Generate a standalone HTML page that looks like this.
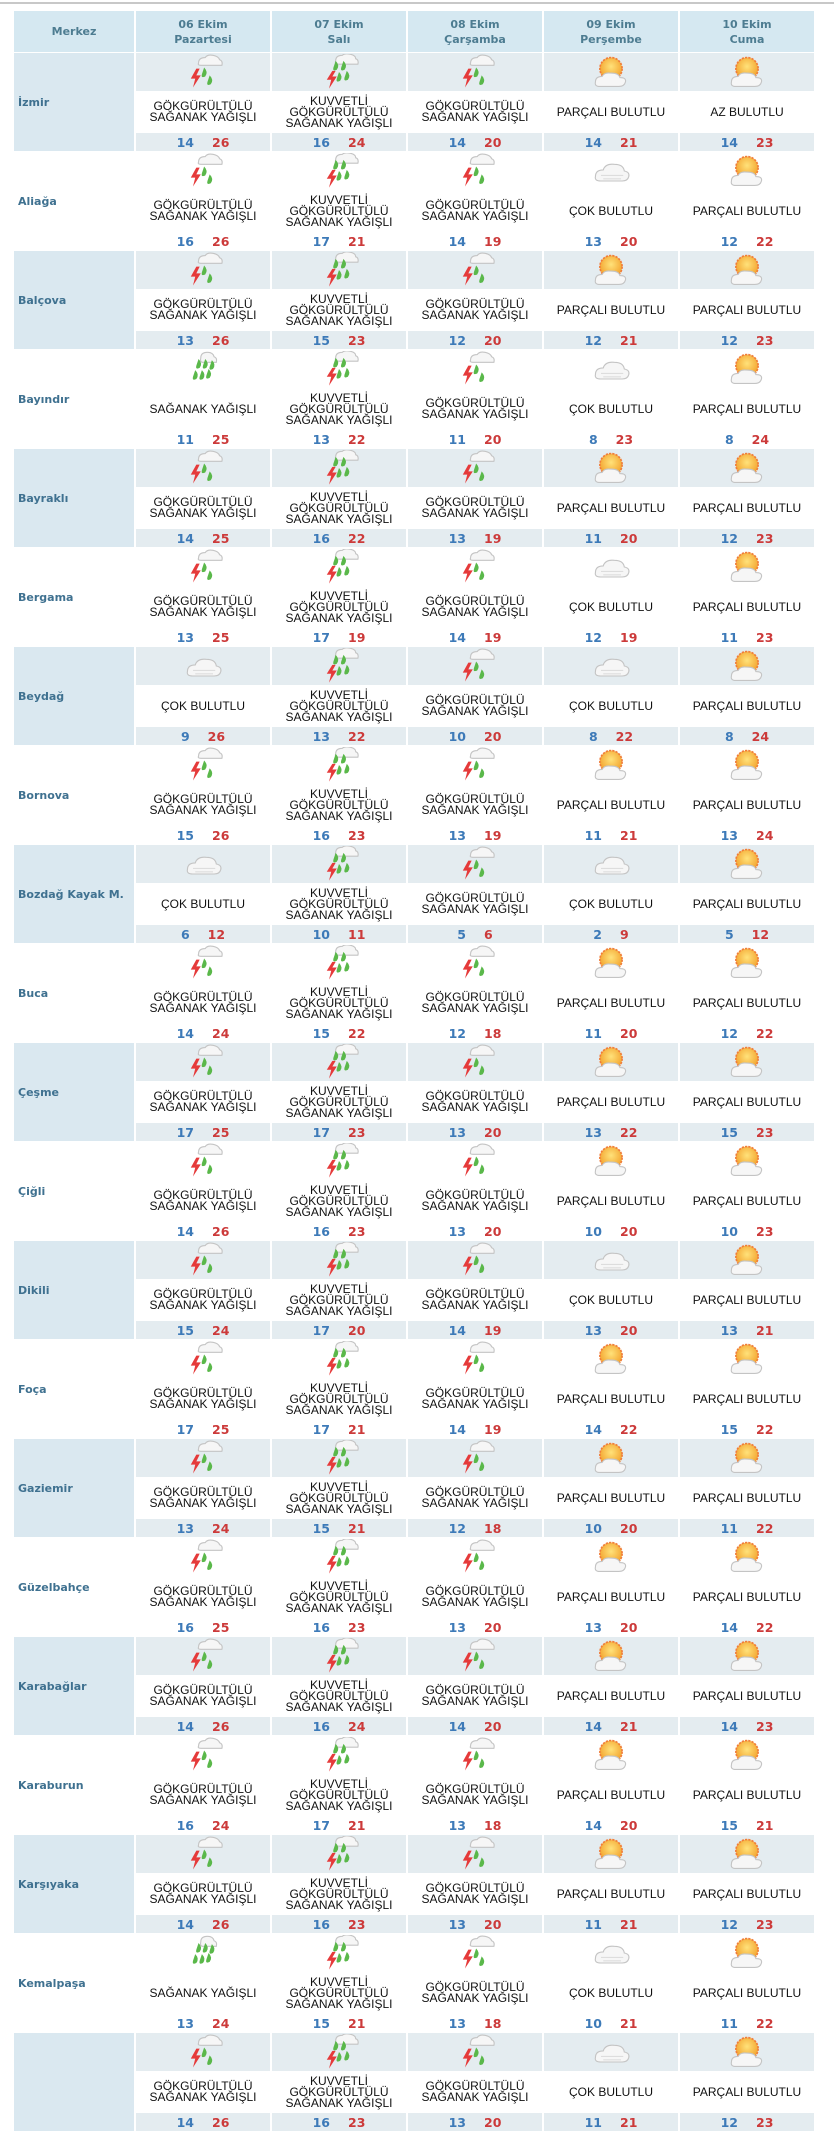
<!DOCTYPE html>
<html><head><meta charset="utf-8"><style>
body{margin:0;background:#fff;width:834px;height:2048px;overflow:hidden;position:relative;font-family:"DejaVu Sans","Liberation Sans",sans-serif}
.top{position:absolute;left:0;top:2px;width:834px;height:2px;background:#c8c8c8}
table{position:absolute;left:12px;top:10px;border-collapse:separate;border-spacing:2px 1px;table-layout:fixed}
th{background:#d5e8f1;color:#4d7c91;font-size:11px;font-weight:bold;height:41px;line-height:15px;padding:0}
td{padding:0;text-align:center}
td.n{text-align:left;padding-left:4px;font-size:11px;font-weight:bold;color:#3f7190;vertical-align:middle}
tr.a td.n{background:#dae8f0}
tr.a td.i,tr.at td{background:#e4ecf0}
.i{height:38px}
.t{height:40px;font-family:"Liberation Sans",sans-serif;font-size:12px;line-height:11px;color:#111}
.tp td{height:18px;font-size:12.5px;font-weight:bold;font-family:"DejaVu Sans",sans-serif}
.b{color:#3d7ab8;margin-right:18px}.r{color:#cc3a3a}
svg{display:block;margin:0 auto}
</style></head><body>
<div class="top"></div>
<svg width="0" height="0" style="position:absolute">
<defs>
<radialGradient id="sg" cx="0.5" cy="0.4" r="0.6"><stop offset="0" stop-color="#ffe27a"/><stop offset="1" stop-color="#f2a02a"/></radialGradient>
<symbol id="cl" viewBox="0 0 36 32"><path d="M4 21 q0-6 7-6 q2-6 10-5 q8 0 9 6 q5 1 4 5 q-1 4-6 4 h-19 q-6 0-5-4z" fill="#f6f6f6" stroke="#c4c4c4" stroke-width="1"/><path d="M9 20 h20 M11 23 h16" stroke="#ddd"/></symbol>
<symbol id="pb" viewBox="0 0 36 32"><circle cx="18" cy="13" r="10" fill="url(#sg)" stroke="#f07d3a" stroke-width="1.5" stroke-dasharray="2 1"/><path d="M4 25 q0-5 6-5 q2-4 8-3 q7 0 8 4 q6 0 5 4 q-1 4-6 4 h-17 q-5 0-4-4z" fill="#f6f6f6" stroke="#c4c4c4" stroke-width="1"/></symbol>
<symbol id="gs" viewBox="0 0 36 32"><path d="M14 8 q0-5 6-5 q2-3 7-2 q5 1 6 4 q3 1 2 5 h-19 q-3 0-2-2z" fill="#f6f6f6" stroke="#c4c4c4"/><path d="M12 13 l-5 9 h4 l-2 8 l7-11 h-4 l3-6z" fill="#e53a3a"/><path d="M19 12 q4 4 1 8 q-4 2-3-2z M24 19 q4 4 1 8 q-4 2-3-2z" fill="#5ab84a"/></symbol>
<symbol id="kv" viewBox="0 0 36 32"><path d="M15 6 q0-5 6-5 q2-2 7-1 q5 1 5 4 q3 1 2 5 h-18 q-3 0-2-3z" fill="#f6f6f6" stroke="#c4c4c4"/><path d="M12 15 l-5 8 h4 l-2 8 l7-11 h-4 l3-5z" fill="#e53a3a"/><path d="M15 6 q4 4 1 8 q-4 2-3-2z M22 6 q4 4 1 8 q-4 2-3-2z M18 16 q4 4 1 8 q-4 2-3-2z M25 15 q4 4 1 8 q-4 2-3-2z" fill="#5ab84a"/></symbol>
<symbol id="sy" viewBox="0 0 36 32"><path d="M16 6 q0-5 6-5 q5 0 6 4 q3 1 2 5 h-12 q-3 0-2-4z" fill="#f6f6f6" stroke="#c4c4c4"/><path d="M14 7 q4 4 1 8 q-4 2-3-2z M20 7 q4 4 1 8 q-4 2-3-2z M26 8 q4 4 1 8 q-4 2-3-2z M11 17 q4 4 1 8 q-4 2-3-2z M17 17 q4 4 1 8 q-4 2-3-2z M23 16 q4 4 1 8 q-4 2-3-2z" fill="#5ab84a"/></symbol>
</defs></svg>
<table>
<colgroup><col style="width:120px"><col style="width:134px"><col style="width:134px"><col style="width:134px"><col style="width:134px"><col style="width:134px"></colgroup>
<tr><th>Merkez</th><th>06 Ekim<br>Pazartesi</th><th>07 Ekim<br>Salı</th><th>08 Ekim<br>Çarşamba</th><th>09 Ekim<br>Perşembe</th><th>10 Ekim<br>Cuma</th></tr>
<tbody id="b"></tbody>
</table>
<script>
var D=[["İzmir","gs 14 26","kv 16 24","gs 14 20","pb 14 21","az 14 23"],
["Aliağa","gs 16 26","kv 17 21","gs 14 19","cl 13 20","pb 12 22"],
["Balçova","gs 13 26","kv 15 23","gs 12 20","pb 12 21","pb 12 23"],
["Bayındır","sy 11 25","kv 13 22","gs 11 20","cl 8 23","pb 8 24"],
["Bayraklı","gs 14 25","kv 16 22","gs 13 19","pb 11 20","pb 12 23"],
["Bergama","gs 13 25","kv 17 19","gs 14 19","cl 12 19","pb 11 23"],
["Beydağ","cl 9 26","kv 13 22","gs 10 20","cl 8 22","pb 8 24"],
["Bornova","gs 15 26","kv 16 23","gs 13 19","pb 11 21","pb 13 24"],
["Bozdağ Kayak M.","cl 6 12","kv 10 11","gs 5 6","cl 2 9","pb 5 12"],
["Buca","gs 14 24","kv 15 22","gs 12 18","pb 11 20","pb 12 22"],
["Çeşme","gs 17 25","kv 17 23","gs 13 20","pb 13 22","pb 15 23"],
["Çiğli","gs 14 26","kv 16 23","gs 13 20","pb 10 20","pb 10 23"],
["Dikili","gs 15 24","kv 17 20","gs 14 19","cl 13 20","pb 13 21"],
["Foça","gs 17 25","kv 17 21","gs 14 19","pb 14 22","pb 15 22"],
["Gaziemir","gs 13 24","kv 15 21","gs 12 18","pb 10 20","pb 11 22"],
["Güzelbahçe","gs 16 25","kv 16 23","gs 13 20","pb 13 20","pb 14 22"],
["Karabağlar","gs 14 26","kv 16 24","gs 14 20","pb 14 21","pb 14 23"],
["Karaburun","gs 16 24","kv 17 21","gs 13 18","pb 14 20","pb 15 21"],
["Karşıyaka","gs 14 26","kv 16 23","gs 13 20","pb 11 21","pb 12 23"],
["Kemalpaşa","sy 13 24","kv 15 21","gs 13 18","cl 10 21","pb 11 22"],
["","gs 14 26","kv 16 23","gs 13 20","cl 11 21","pb 12 23"]];
var T={gs:"GÖKGÜRÜLTÜLÜ<br>SAĞANAK YAĞIŞLI",kv:"KUVVETLİ<br>GÖKGÜRÜLTÜLÜ<br>SAĞANAK YAĞIŞLI",sy:"SAĞANAK YAĞIŞLI",cl:"ÇOK BULUTLU",pb:"PARÇALI BULUTLU",az:"AZ BULUTLU"};
var h="";
D.forEach(function(r,k){var a=k%2==0?"a":"";var r1='<tr class="'+a+'"><td class="n" rowspan="3">'+r[0]+'</td>',r2='<tr class="'+a+'">',r3='<tr class="tp '+(a?"at":"")+'">';
for(var j=1;j<6;j++){var p=r[j].split(" ");var ic=p[0]=="az"?"pb":p[0];
r1+='<td class="i"><svg width="40" height="36"><use href="#'+ic+'"/></svg></td>';
r2+='<td class="t">'+T[p[0]]+'</td>';r3+='<td><span class="b">'+p[1]+'</span><span class="r">'+p[2]+'</span></td>';}
h+=r1+'</tr>'+r2+'</tr>'+r3+'</tr>';});
document.getElementById("b").innerHTML=h;
</script>
</body></html>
★ ★ ★ ★
== WORK TO BE COMPLETED ==
Without the pictures, repeat the listing above exactly.

== RESULT OF THIS EXERCISE ==
Generate a standalone HTML page that looks like this.
<!DOCTYPE html>
<html><head><meta charset="utf-8"><style>
body{margin:0;background:#fff;width:834px;height:2048px;overflow:hidden;position:relative;font-family:"DejaVu Sans","Liberation Sans",sans-serif}
.top{position:absolute;left:0;top:2px;width:834px;height:2px;background:#c8c8c8}
table{position:absolute;left:12px;top:10px;border-collapse:separate;border-spacing:2px 1px;table-layout:fixed}
th{background:#d5e8f1;color:#4d7c91;font-size:11px;font-weight:bold;height:41px;line-height:15px;padding:0}
td{padding:0;text-align:center}
td.n{text-align:left;padding-left:4px;font-size:11px;font-weight:bold;color:#3f7190;vertical-align:middle}
tr.a td.n{background:#dae8f0}
tr.a td.i,tr.at td{background:#e4ecf0}
.i{height:38px}
.t{height:40px;font-family:"Liberation Sans",sans-serif;font-size:12px;line-height:11px;color:#111}
.tp td{height:18px;font-size:12.5px;font-weight:bold;font-family:"DejaVu Sans",sans-serif}
.b{color:#3d7ab8;margin-right:18px}.r{color:#cc3a3a}
svg{display:block;margin:0 auto}
</style></head><body>
<div class="top"></div>
<svg width="0" height="0" style="position:absolute">
<defs>
<radialGradient id="sg" cx="0.5" cy="0.4" r="0.6"><stop offset="0" stop-color="#ffe27a"/><stop offset="1" stop-color="#f2a02a"/></radialGradient>
<symbol id="cl" viewBox="0 0 36 32"><path d="M4 21 q0-6 7-6 q2-6 10-5 q8 0 9 6 q5 1 4 5 q-1 4-6 4 h-19 q-6 0-5-4z" fill="#f6f6f6" stroke="#c4c4c4" stroke-width="1"/><path d="M9 20 h20 M11 23 h16" stroke="#ddd"/></symbol>
<symbol id="pb" viewBox="0 0 36 32"><circle cx="18" cy="13" r="10" fill="url(#sg)" stroke="#f07d3a" stroke-width="1.5" stroke-dasharray="2 1"/><path d="M4 25 q0-5 6-5 q2-4 8-3 q7 0 8 4 q6 0 5 4 q-1 4-6 4 h-17 q-5 0-4-4z" fill="#f6f6f6" stroke="#c4c4c4" stroke-width="1"/></symbol>
<symbol id="gs" viewBox="0 0 36 32"><path d="M14 8 q0-5 6-5 q2-3 7-2 q5 1 6 4 q3 1 2 5 h-19 q-3 0-2-2z" fill="#f6f6f6" stroke="#c4c4c4"/><path d="M12 13 l-5 9 h4 l-2 8 l7-11 h-4 l3-6z" fill="#e53a3a"/><path d="M19 12 q4 4 1 8 q-4 2-3-2z M24 19 q4 4 1 8 q-4 2-3-2z" fill="#5ab84a"/></symbol>
<symbol id="kv" viewBox="0 0 36 32"><path d="M15 6 q0-5 6-5 q2-2 7-1 q5 1 5 4 q3 1 2 5 h-18 q-3 0-2-3z" fill="#f6f6f6" stroke="#c4c4c4"/><path d="M12 15 l-5 8 h4 l-2 8 l7-11 h-4 l3-5z" fill="#e53a3a"/><path d="M15 6 q4 4 1 8 q-4 2-3-2z M22 6 q4 4 1 8 q-4 2-3-2z M18 16 q4 4 1 8 q-4 2-3-2z M25 15 q4 4 1 8 q-4 2-3-2z" fill="#5ab84a"/></symbol>
<symbol id="sy" viewBox="0 0 36 32"><path d="M16 6 q0-5 6-5 q5 0 6 4 q3 1 2 5 h-12 q-3 0-2-4z" fill="#f6f6f6" stroke="#c4c4c4"/><path d="M14 7 q4 4 1 8 q-4 2-3-2z M20 7 q4 4 1 8 q-4 2-3-2z M26 8 q4 4 1 8 q-4 2-3-2z M11 17 q4 4 1 8 q-4 2-3-2z M17 17 q4 4 1 8 q-4 2-3-2z M23 16 q4 4 1 8 q-4 2-3-2z" fill="#5ab84a"/></symbol>
</defs></svg>
<table>
<colgroup><col style="width:120px"><col style="width:134px"><col style="width:134px"><col style="width:134px"><col style="width:134px"><col style="width:134px"></colgroup>
<tr><th>Merkez</th><th>06 Ekim<br>Pazartesi</th><th>07 Ekim<br>Salı</th><th>08 Ekim<br>Çarşamba</th><th>09 Ekim<br>Perşembe</th><th>10 Ekim<br>Cuma</th></tr>
<tbody id="b"></tbody>
</table>
<script>
var D=[["İzmir","gs 14 26","kv 16 24","gs 14 20","pb 14 21","az 14 23"],
["Aliağa","gs 16 26","kv 17 21","gs 14 19","cl 13 20","pb 12 22"],
["Balçova","gs 13 26","kv 15 23","gs 12 20","pb 12 21","pb 12 23"],
["Bayındır","sy 11 25","kv 13 22","gs 11 20","cl 8 23","pb 8 24"],
["Bayraklı","gs 14 25","kv 16 22","gs 13 19","pb 11 20","pb 12 23"],
["Bergama","gs 13 25","kv 17 19","gs 14 19","cl 12 19","pb 11 23"],
["Beydağ","cl 9 26","kv 13 22","gs 10 20","cl 8 22","pb 8 24"],
["Bornova","gs 15 26","kv 16 23","gs 13 19","pb 11 21","pb 13 24"],
["Bozdağ Kayak M.","cl 6 12","kv 10 11","gs 5 6","cl 2 9","pb 5 12"],
["Buca","gs 14 24","kv 15 22","gs 12 18","pb 11 20","pb 12 22"],
["Çeşme","gs 17 25","kv 17 23","gs 13 20","pb 13 22","pb 15 23"],
["Çiğli","gs 14 26","kv 16 23","gs 13 20","pb 10 20","pb 10 23"],
["Dikili","gs 15 24","kv 17 20","gs 14 19","cl 13 20","pb 13 21"],
["Foça","gs 17 25","kv 17 21","gs 14 19","pb 14 22","pb 15 22"],
["Gaziemir","gs 13 24","kv 15 21","gs 12 18","pb 10 20","pb 11 22"],
["Güzelbahçe","gs 16 25","kv 16 23","gs 13 20","pb 13 20","pb 14 22"],
["Karabağlar","gs 14 26","kv 16 24","gs 14 20","pb 14 21","pb 14 23"],
["Karaburun","gs 16 24","kv 17 21","gs 13 18","pb 14 20","pb 15 21"],
["Karşıyaka","gs 14 26","kv 16 23","gs 13 20","pb 11 21","pb 12 23"],
["Kemalpaşa","sy 13 24","kv 15 21","gs 13 18","cl 10 21","pb 11 22"],
["","gs 14 26","kv 16 23","gs 13 20","cl 11 21","pb 12 23"]];
var T={gs:"GÖKGÜRÜLTÜLÜ<br>SAĞANAK YAĞIŞLI",kv:"KUVVETLİ<br>GÖKGÜRÜLTÜLÜ<br>SAĞANAK YAĞIŞLI",sy:"SAĞANAK YAĞIŞLI",cl:"ÇOK BULUTLU",pb:"PARÇALI BULUTLU",az:"AZ BULUTLU"};
var h="";
D.forEach(function(r,k){var a=k%2==0?"a":"";var r1='<tr class="'+a+'"><td class="n" rowspan="3">'+r[0]+'</td>',r2='<tr class="'+a+'">',r3='<tr class="tp '+(a?"at":"")+'">';
for(var j=1;j<6;j++){var p=r[j].split(" ");var ic=p[0]=="az"?"pb":p[0];
r1+='<td class="i"><svg width="40" height="36"><use href="#'+ic+'"/></svg></td>';
r2+='<td class="t">'+T[p[0]]+'</td>';r3+='<td><span class="b">'+p[1]+'</span><span class="r">'+p[2]+'</span></td>';}
h+=r1+'</tr>'+r2+'</tr>'+r3+'</tr>';});
document.getElementById("b").innerHTML=h;
</script>
</body></html>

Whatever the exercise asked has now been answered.